Records with drawing code

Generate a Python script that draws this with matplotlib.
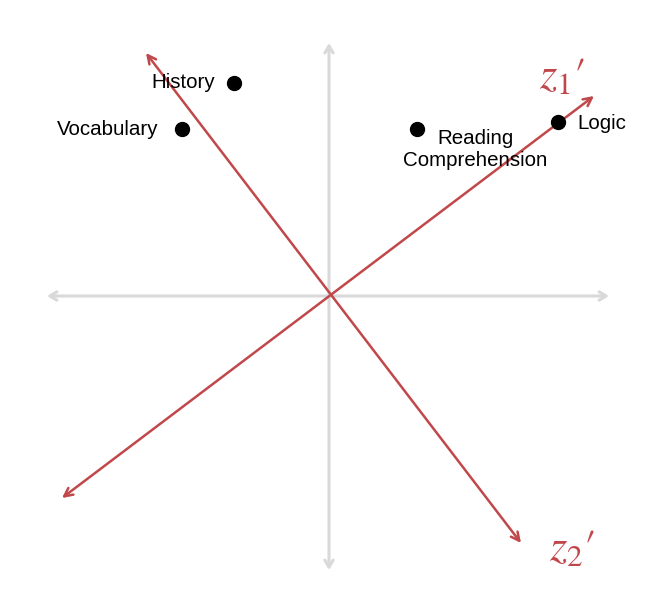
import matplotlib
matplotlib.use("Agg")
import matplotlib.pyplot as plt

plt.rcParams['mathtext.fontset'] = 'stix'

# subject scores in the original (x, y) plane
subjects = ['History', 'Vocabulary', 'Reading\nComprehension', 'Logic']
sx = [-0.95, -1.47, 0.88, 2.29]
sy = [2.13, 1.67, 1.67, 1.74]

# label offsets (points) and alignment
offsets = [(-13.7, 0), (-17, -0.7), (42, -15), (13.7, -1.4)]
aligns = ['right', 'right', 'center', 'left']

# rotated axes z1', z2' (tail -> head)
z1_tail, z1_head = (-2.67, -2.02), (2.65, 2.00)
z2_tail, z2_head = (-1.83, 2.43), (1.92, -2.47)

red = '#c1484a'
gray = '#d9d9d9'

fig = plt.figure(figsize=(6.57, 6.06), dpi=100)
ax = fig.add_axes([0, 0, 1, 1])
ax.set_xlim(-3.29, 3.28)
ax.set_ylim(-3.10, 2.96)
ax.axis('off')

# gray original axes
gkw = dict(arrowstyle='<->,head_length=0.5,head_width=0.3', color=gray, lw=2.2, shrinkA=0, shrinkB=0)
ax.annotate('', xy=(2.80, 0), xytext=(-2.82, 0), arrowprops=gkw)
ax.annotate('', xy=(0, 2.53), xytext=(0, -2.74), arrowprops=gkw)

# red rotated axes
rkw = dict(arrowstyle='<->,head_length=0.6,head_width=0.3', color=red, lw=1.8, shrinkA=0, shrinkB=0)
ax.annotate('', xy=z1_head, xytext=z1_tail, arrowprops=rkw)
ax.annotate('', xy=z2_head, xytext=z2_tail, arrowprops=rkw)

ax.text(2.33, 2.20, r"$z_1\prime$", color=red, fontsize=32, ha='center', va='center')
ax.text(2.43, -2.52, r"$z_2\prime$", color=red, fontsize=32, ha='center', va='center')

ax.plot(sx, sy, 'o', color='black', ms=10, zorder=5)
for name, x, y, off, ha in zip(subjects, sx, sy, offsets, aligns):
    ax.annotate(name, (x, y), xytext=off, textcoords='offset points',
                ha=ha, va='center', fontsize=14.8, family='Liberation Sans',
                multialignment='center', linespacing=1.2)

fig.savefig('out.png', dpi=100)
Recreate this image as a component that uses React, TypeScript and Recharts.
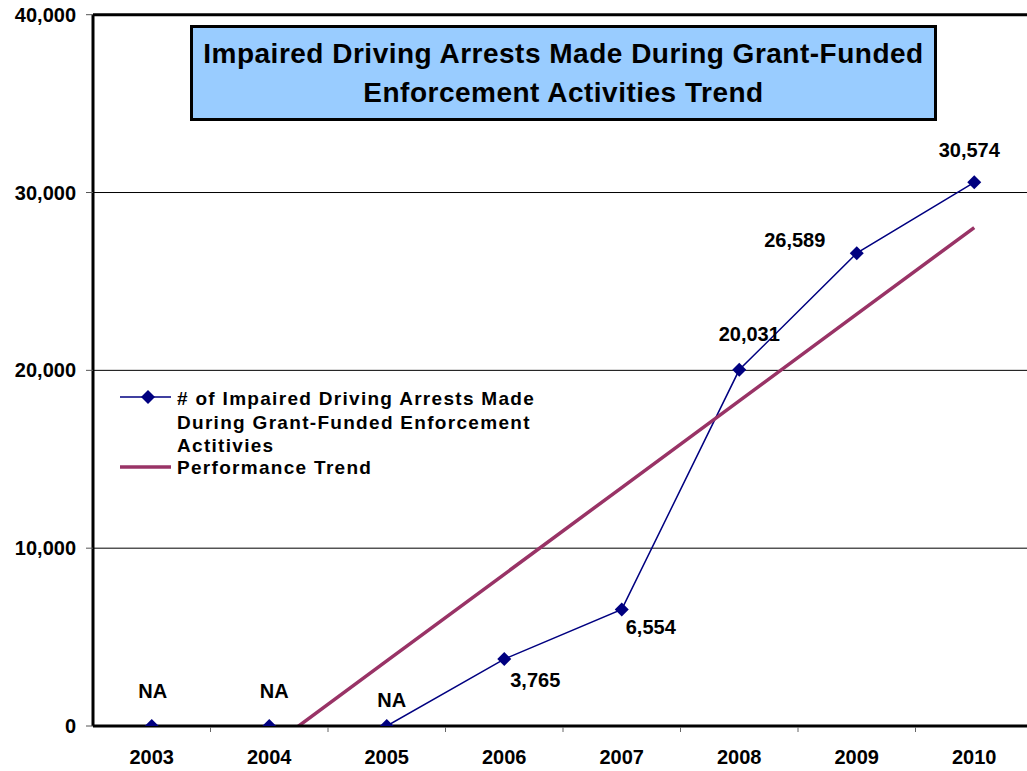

▶ What you will do
Write out each entry exactly as given, omitting any picture.

▶ Correct output
Generate a Python script that draws this with matplotlib.
import matplotlib
matplotlib.use("Agg")
import matplotlib.pyplot as plt

plt.rcParams['mathtext.fontset'] = 'stix'

# subject scores in the original (x, y) plane
subjects = ['History', 'Vocabulary', 'Reading\nComprehension', 'Logic']
sx = [-0.95, -1.47, 0.88, 2.29]
sy = [2.13, 1.67, 1.67, 1.74]

# label offsets (points) and alignment
offsets = [(-13.7, 0), (-17, -0.7), (42, -15), (13.7, -1.4)]
aligns = ['right', 'right', 'center', 'left']

# rotated axes z1', z2' (tail -> head)
z1_tail, z1_head = (-2.67, -2.02), (2.65, 2.00)
z2_tail, z2_head = (-1.83, 2.43), (1.92, -2.47)

red = '#c1484a'
gray = '#d9d9d9'

fig = plt.figure(figsize=(6.57, 6.06), dpi=100)
ax = fig.add_axes([0, 0, 1, 1])
ax.set_xlim(-3.29, 3.28)
ax.set_ylim(-3.10, 2.96)
ax.axis('off')

# gray original axes
gkw = dict(arrowstyle='<->,head_length=0.5,head_width=0.3', color=gray, lw=2.2, shrinkA=0, shrinkB=0)
ax.annotate('', xy=(2.80, 0), xytext=(-2.82, 0), arrowprops=gkw)
ax.annotate('', xy=(0, 2.53), xytext=(0, -2.74), arrowprops=gkw)

# red rotated axes
rkw = dict(arrowstyle='<->,head_length=0.6,head_width=0.3', color=red, lw=1.8, shrinkA=0, shrinkB=0)
ax.annotate('', xy=z1_head, xytext=z1_tail, arrowprops=rkw)
ax.annotate('', xy=z2_head, xytext=z2_tail, arrowprops=rkw)

ax.text(2.33, 2.20, r"$z_1\prime$", color=red, fontsize=32, ha='center', va='center')
ax.text(2.43, -2.52, r"$z_2\prime$", color=red, fontsize=32, ha='center', va='center')

ax.plot(sx, sy, 'o', color='black', ms=10, zorder=5)
for name, x, y, off, ha in zip(subjects, sx, sy, offsets, aligns):
    ax.annotate(name, (x, y), xytext=off, textcoords='offset points',
                ha=ha, va='center', fontsize=14.8, family='Liberation Sans',
                multialignment='center', linespacing=1.2)

fig.savefig('out.png', dpi=100)
Recreate this image as a component that uses React, TypeScript and Recharts.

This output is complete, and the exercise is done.